-- Start --
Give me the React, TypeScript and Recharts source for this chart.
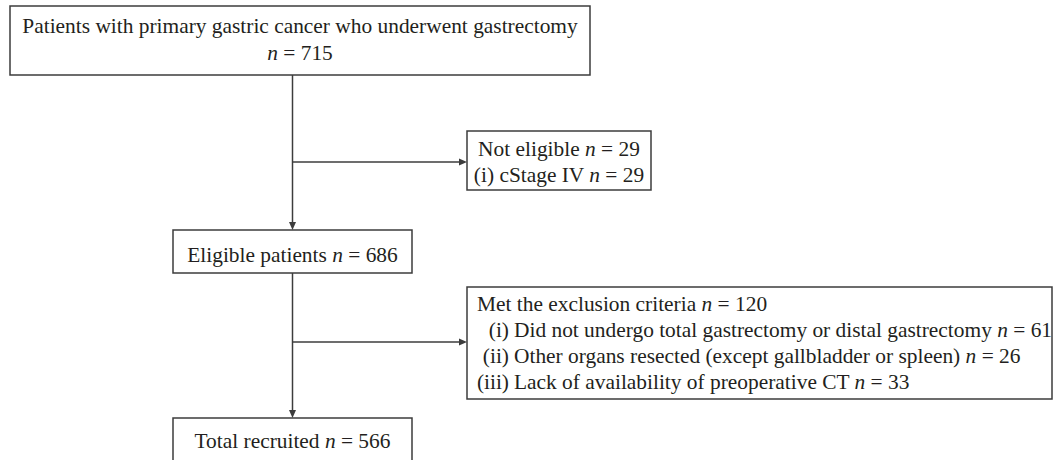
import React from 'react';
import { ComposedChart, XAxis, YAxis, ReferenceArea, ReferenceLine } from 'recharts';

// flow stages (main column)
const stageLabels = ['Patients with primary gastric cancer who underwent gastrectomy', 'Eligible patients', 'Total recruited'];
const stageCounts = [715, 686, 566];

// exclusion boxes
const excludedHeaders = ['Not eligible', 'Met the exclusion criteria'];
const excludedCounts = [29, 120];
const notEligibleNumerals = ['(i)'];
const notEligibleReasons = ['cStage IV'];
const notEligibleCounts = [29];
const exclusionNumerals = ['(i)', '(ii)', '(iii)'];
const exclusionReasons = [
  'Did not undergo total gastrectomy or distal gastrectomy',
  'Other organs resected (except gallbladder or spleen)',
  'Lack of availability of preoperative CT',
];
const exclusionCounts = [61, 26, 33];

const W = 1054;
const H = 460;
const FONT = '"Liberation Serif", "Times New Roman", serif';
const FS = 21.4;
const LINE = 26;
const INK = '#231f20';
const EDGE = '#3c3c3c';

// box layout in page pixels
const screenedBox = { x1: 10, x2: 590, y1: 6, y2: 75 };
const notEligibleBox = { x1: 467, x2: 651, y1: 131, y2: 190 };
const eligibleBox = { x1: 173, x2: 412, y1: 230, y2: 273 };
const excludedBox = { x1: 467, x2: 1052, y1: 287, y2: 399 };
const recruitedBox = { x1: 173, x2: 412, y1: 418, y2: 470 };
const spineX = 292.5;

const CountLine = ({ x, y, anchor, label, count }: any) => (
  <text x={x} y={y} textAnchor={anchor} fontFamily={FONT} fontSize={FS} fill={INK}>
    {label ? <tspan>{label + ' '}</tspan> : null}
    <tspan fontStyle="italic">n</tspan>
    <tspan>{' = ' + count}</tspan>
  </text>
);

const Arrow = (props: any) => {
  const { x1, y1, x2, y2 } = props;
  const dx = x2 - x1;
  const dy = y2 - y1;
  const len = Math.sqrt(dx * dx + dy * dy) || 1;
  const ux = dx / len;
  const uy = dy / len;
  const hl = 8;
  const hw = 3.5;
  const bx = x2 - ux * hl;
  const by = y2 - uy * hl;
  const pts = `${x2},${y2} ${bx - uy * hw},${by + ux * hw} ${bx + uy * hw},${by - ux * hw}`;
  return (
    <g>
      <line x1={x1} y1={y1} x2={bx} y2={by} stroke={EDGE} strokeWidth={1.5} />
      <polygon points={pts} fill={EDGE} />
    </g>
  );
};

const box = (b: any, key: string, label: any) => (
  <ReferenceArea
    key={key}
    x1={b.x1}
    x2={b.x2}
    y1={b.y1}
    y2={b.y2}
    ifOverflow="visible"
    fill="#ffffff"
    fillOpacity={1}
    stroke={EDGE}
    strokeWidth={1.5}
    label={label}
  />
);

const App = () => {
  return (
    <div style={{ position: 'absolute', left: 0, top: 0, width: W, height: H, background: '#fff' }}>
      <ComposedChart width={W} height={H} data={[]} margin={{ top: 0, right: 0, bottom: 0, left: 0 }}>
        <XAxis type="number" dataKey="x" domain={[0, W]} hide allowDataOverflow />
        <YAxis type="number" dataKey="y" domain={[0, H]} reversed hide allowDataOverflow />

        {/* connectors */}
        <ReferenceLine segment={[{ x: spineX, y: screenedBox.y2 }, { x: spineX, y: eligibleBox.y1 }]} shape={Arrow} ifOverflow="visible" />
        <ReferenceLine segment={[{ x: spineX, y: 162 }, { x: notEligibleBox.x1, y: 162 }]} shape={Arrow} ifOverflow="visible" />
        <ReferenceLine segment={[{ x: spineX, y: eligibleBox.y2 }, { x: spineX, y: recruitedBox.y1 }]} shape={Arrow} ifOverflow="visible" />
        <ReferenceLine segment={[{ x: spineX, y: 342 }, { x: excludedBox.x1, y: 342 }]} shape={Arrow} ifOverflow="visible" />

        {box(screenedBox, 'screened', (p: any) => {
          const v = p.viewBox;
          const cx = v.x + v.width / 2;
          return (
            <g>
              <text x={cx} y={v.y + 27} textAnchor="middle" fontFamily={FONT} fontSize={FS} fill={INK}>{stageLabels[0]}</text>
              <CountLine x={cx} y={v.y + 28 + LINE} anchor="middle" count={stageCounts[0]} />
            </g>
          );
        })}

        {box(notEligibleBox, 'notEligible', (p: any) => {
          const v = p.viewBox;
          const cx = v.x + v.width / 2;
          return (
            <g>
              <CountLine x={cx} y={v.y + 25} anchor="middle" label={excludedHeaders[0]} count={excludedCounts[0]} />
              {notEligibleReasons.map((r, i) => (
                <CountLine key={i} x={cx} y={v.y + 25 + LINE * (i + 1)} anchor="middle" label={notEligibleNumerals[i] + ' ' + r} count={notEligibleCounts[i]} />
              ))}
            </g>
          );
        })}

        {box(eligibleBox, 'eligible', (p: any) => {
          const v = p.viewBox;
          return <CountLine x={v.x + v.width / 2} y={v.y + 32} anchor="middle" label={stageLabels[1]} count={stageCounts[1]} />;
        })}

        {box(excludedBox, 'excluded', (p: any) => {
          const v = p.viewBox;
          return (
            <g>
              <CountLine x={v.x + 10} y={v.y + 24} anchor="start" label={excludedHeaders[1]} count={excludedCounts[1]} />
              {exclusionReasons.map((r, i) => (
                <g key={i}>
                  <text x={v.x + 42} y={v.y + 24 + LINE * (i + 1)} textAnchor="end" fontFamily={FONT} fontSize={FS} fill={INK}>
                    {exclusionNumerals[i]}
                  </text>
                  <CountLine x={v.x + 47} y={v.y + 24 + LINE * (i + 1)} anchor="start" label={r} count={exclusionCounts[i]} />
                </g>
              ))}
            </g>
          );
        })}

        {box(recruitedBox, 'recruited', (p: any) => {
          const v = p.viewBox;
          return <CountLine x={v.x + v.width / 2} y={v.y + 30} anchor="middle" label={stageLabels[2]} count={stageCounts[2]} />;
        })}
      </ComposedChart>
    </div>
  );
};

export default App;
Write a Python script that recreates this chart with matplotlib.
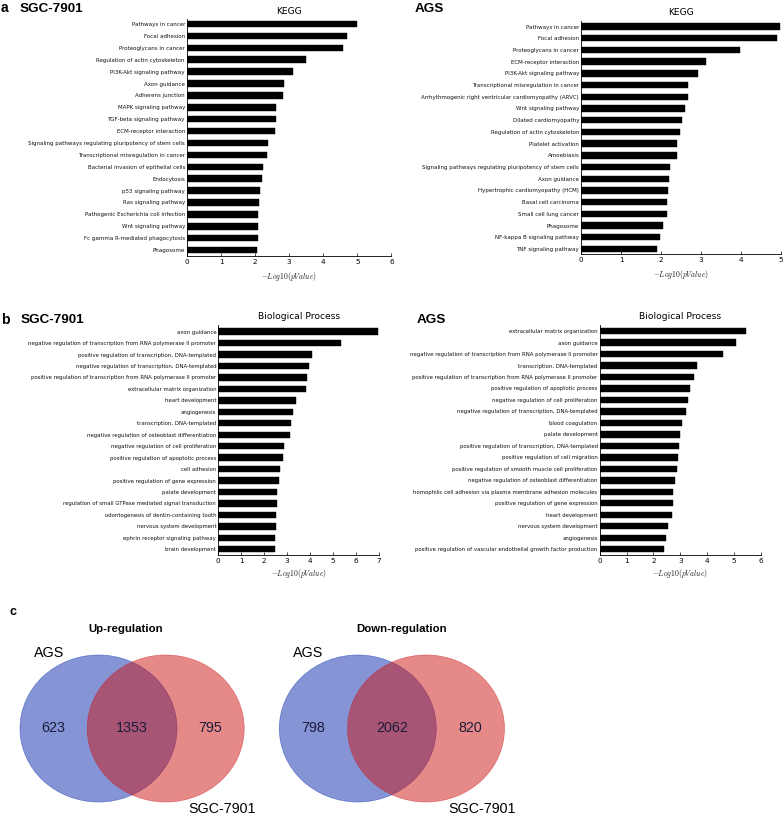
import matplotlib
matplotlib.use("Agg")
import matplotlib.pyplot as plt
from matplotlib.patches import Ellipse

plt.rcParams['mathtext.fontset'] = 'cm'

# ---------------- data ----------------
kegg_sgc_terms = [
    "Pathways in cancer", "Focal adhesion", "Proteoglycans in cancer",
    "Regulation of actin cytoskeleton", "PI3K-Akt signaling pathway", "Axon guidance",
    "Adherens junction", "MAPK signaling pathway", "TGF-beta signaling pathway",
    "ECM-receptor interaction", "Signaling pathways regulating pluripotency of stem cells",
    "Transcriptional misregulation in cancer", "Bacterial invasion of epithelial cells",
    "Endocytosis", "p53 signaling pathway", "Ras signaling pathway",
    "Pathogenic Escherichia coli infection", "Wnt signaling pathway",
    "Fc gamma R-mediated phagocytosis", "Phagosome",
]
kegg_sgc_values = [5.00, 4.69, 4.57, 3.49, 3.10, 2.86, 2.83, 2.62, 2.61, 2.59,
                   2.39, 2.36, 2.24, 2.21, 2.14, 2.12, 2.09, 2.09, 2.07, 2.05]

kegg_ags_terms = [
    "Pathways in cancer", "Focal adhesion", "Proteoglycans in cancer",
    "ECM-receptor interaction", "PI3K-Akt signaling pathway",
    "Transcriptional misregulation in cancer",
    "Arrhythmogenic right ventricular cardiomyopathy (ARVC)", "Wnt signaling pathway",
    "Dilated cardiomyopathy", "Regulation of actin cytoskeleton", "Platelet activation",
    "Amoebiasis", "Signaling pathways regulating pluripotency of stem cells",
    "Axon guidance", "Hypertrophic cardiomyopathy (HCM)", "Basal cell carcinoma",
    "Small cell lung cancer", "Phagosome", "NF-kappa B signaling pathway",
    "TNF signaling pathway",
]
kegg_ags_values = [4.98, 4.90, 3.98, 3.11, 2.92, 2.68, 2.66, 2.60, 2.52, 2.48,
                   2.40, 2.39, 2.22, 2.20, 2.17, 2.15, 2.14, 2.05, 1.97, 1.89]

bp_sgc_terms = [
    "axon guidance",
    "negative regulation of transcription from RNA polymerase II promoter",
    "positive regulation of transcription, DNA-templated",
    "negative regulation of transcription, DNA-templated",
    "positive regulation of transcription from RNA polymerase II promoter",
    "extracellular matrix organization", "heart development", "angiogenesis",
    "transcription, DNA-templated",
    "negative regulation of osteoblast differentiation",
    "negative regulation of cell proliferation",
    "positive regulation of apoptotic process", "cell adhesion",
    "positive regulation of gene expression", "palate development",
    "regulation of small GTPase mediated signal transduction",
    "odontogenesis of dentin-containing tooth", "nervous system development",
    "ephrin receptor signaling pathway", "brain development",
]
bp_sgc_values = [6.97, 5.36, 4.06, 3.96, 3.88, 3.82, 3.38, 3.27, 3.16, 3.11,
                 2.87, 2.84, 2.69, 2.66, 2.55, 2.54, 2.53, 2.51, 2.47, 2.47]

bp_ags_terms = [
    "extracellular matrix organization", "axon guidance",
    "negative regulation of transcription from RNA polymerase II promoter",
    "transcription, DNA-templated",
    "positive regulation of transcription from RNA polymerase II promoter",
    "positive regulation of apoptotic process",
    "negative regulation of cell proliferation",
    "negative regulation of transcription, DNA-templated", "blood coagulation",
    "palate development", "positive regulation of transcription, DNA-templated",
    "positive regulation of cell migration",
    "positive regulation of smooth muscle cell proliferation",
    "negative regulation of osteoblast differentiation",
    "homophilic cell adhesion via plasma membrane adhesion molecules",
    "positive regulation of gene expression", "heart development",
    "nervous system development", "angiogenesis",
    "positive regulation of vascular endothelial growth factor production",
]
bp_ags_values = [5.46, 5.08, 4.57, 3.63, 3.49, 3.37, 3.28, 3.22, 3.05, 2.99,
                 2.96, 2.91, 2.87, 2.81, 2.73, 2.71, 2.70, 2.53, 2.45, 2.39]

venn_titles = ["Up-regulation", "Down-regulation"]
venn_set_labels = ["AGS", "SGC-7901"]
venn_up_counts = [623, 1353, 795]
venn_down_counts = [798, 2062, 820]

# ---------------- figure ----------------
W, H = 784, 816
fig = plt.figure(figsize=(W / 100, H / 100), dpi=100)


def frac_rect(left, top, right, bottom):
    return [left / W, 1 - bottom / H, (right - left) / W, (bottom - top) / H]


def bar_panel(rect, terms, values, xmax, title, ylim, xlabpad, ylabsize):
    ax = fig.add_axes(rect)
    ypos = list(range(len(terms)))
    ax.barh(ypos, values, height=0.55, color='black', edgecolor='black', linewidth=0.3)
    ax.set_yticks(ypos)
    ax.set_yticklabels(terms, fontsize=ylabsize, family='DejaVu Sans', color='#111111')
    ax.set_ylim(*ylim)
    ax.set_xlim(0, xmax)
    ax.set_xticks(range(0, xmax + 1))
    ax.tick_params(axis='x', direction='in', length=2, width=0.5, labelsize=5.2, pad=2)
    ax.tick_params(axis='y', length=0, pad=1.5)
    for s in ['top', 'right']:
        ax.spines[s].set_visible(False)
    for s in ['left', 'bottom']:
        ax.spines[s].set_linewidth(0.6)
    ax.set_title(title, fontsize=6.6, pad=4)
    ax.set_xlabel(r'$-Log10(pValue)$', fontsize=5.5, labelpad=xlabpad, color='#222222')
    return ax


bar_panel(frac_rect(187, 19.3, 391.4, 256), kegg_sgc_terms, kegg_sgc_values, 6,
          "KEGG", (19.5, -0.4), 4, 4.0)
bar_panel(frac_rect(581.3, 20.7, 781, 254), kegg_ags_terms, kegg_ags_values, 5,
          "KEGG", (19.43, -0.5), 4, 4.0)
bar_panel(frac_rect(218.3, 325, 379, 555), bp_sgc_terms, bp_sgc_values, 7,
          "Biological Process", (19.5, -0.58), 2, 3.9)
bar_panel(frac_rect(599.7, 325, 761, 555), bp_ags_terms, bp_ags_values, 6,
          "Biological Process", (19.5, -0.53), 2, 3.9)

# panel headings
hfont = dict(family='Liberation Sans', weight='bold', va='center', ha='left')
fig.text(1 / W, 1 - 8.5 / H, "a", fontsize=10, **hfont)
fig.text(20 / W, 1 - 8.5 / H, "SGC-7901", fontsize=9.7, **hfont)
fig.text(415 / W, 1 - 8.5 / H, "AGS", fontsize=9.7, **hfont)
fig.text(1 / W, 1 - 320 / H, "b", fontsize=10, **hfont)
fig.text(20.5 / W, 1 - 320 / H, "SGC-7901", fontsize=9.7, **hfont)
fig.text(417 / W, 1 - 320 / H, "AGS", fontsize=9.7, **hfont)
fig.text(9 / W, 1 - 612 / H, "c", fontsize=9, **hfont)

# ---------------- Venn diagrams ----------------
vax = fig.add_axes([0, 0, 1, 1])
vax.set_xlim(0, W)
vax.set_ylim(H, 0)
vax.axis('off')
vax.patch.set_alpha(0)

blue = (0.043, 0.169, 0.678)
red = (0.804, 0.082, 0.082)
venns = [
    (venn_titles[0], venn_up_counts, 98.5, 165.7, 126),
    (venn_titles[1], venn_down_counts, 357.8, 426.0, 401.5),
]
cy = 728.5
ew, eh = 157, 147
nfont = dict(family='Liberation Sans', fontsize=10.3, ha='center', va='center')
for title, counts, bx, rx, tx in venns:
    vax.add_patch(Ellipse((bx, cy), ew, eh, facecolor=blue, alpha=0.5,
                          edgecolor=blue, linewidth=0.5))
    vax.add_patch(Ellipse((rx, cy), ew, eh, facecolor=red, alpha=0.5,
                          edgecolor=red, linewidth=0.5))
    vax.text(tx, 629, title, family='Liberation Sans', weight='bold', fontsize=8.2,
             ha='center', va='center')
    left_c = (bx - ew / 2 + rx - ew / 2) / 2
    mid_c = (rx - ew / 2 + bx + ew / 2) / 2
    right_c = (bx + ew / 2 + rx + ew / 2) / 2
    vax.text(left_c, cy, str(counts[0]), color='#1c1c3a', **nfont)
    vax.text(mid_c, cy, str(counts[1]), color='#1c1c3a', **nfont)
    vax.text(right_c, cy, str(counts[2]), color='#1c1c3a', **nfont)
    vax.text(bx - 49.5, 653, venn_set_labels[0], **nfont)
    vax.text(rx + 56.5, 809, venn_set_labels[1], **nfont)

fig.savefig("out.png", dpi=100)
-- End --
→ WRITTEN REQUEST
Search the data above for the string "React" and copy each line that has it.

→ RIGHT ANSWER
Give me the React, TypeScript and Recharts source for this chart.
import React from 'react';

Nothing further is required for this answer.